- Born: 21 November 1891 Karlsruhe, German Empire
- Died: 26 December 1979 (aged 88) Karlsruhe, West Germany
- Known for: Painting, Drawing, Printmaking
- Movement: New Objectivity

= Karl Hubbuch =

German painter

Karl Hubbuch (21 November 1891 – 26 December 1979) was a German painter, printmaker, and draftsman associated with the New Objectivity.

==Life==
Hubbuch was born in Karlsruhe and baptised in the Roman Catholic church. From 1908 to 1912, he studied art at the Karlsruhe Academy, where he formed friendships with fellow students Georg Scholz and Rudolf Schlichter. He continued his studies with Emil Orlik at the Berlin Museum of Arts and Crafts School until the First World War. From 1914 to 1918 he served in the military, where he contracted malaria. He spent the period after the war recuperating before resuming his studies in a master class at the Karlsruhe Academy. In 1924, Hubbuch was given a position as an assistant lithography instructor at the Karlsruhe Academy. He became the head of the drawing department the following year, and in 1928 he was appointed professor.

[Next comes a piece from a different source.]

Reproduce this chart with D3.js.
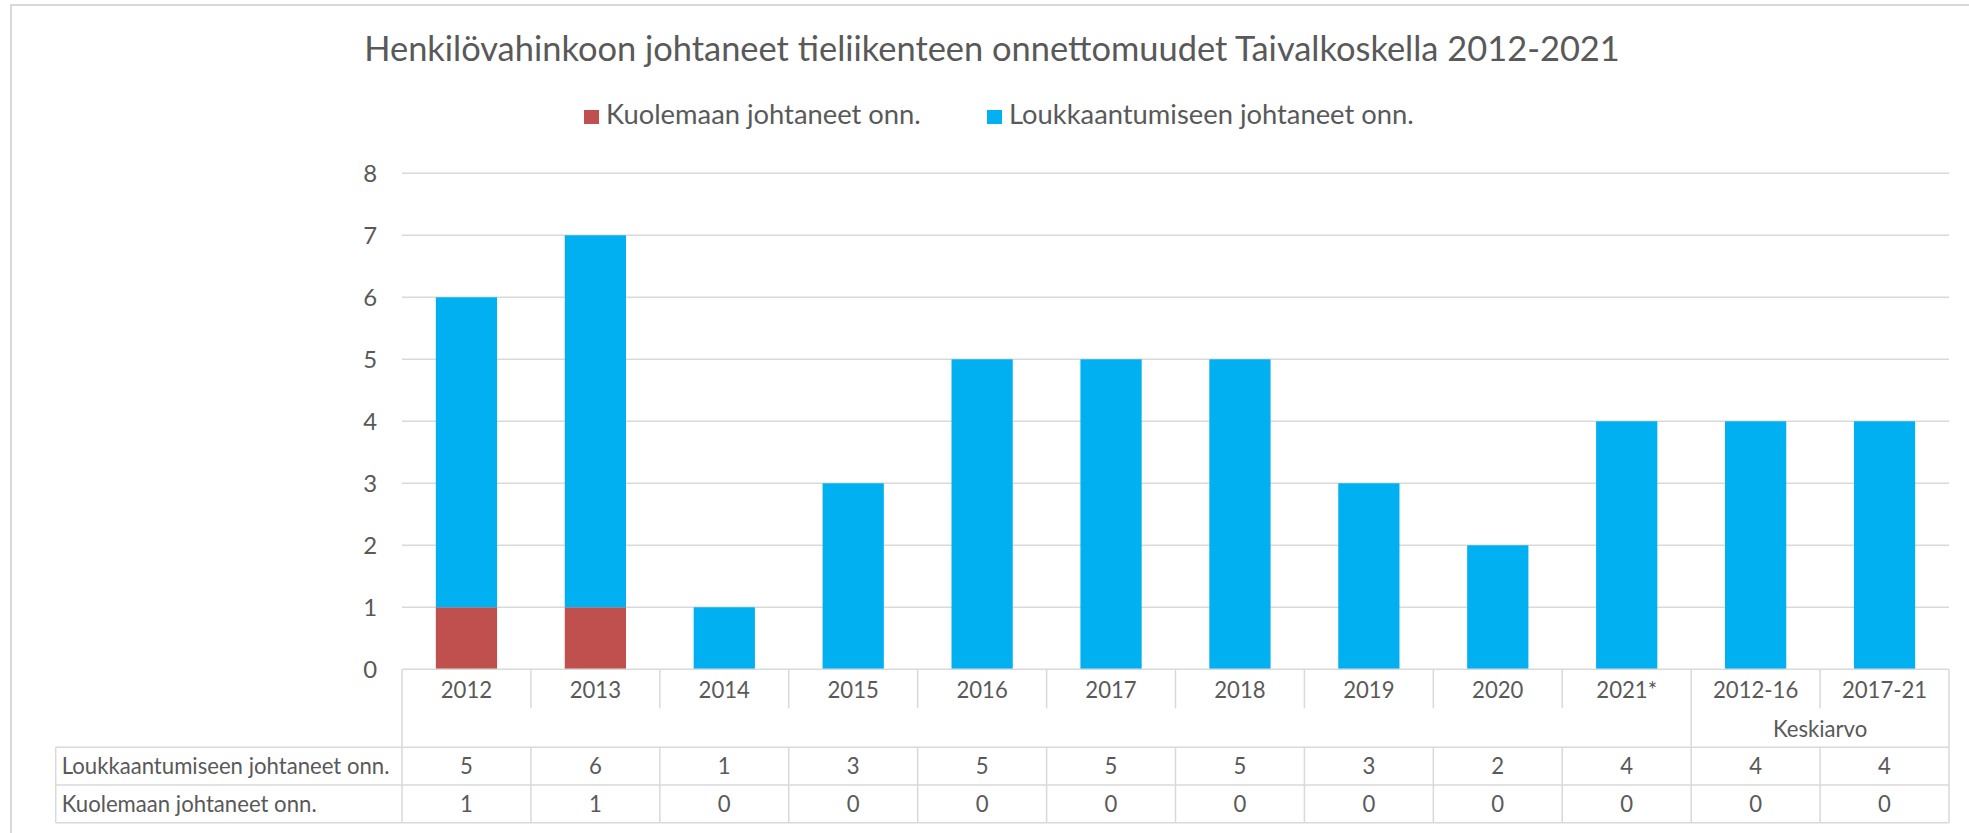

During this period, Hubbuch was much more active as a draftsman than as a painter. His drawings and prints of the early 1920s, sharply realistic in style, are highly critical of the social and economic order. A trip to Berlin in 1922—during which he met George Grosz—inspired the creation of several drawings in which Hubbuch depicted himself as an observer who reacts to the urban dynamism surrounding him. He exhibited several drawings and prints, as well as his oil painting, The Classroom, in the seminal "Neue Sachlichkeit' ("New Objectivity") exhibition at the Kunsthalle in Mannheim in 1925.

On 4 January 1928 he married Hilde (née Isay; 1905–1971) in Trier, where she was born and raised, and who had studied photography at the Bauhaus. Her likeness is recognizable in many of Hubbuch's works of the 1920s, such as Zweimal Hilde ("Hilde Twice"), painted in 1923. Hubbuch published collections of satirical drawings, and in 1930 he collaborated with Erwin Spuler and Anton Weber in publishing the critical and satirical magazine "Zakpo". As a known antifascist, Hubbuch was dismissed in 1933 from his teaching position and forbidden to paint by the Nazi authorities. Having an affair before, Hubbuch got divorced in 1933, and Hilde, being Jewish, emigrated in the same year to Vienna (till 1938) and on via London to New York, where, varying the name to Hubbuck, she made a career as a photographer. In 1940 he married Ellen Heid (née Adam-Falk), who had her daughter Myriam (b. 1932) before they met. Until 1945 he supported himself with commercial jobs which included decorating ceramics and painting clock faces.

After the war he was able to resume his post as a professor of painting at the Karlsruhe Academy of Fine Arts, where he would teach until 1957. He worked in relative obscurity during this later period, painting and drawing in a style close to expressionism. In the 1960s the revival of interest in figurative art brought new attention to his work, along with a reevaluation of the artists of the New Objectivity in general.

Because of failing eyesight he produced few works after 1970. Karl Hubbuch died in 1979 in Karlsruhe, where approximately 100 of his works are now housed in Gochsheim Castle.

==Legacy==
In 1985 Ellen Hubbuch donated about 100 pieces of his work to the municipality of Kraichtal, shown in Gochsheim Castle, since Karl Hubbuch's parents originated from Neuenbürg, a locality of Kraichtal. His stepdaughter Myriam Hubbuch chairs the foundation "Karl-Hubbuch-Stiftung" promoting presentations and research in Karl Hubbuch's œuvre.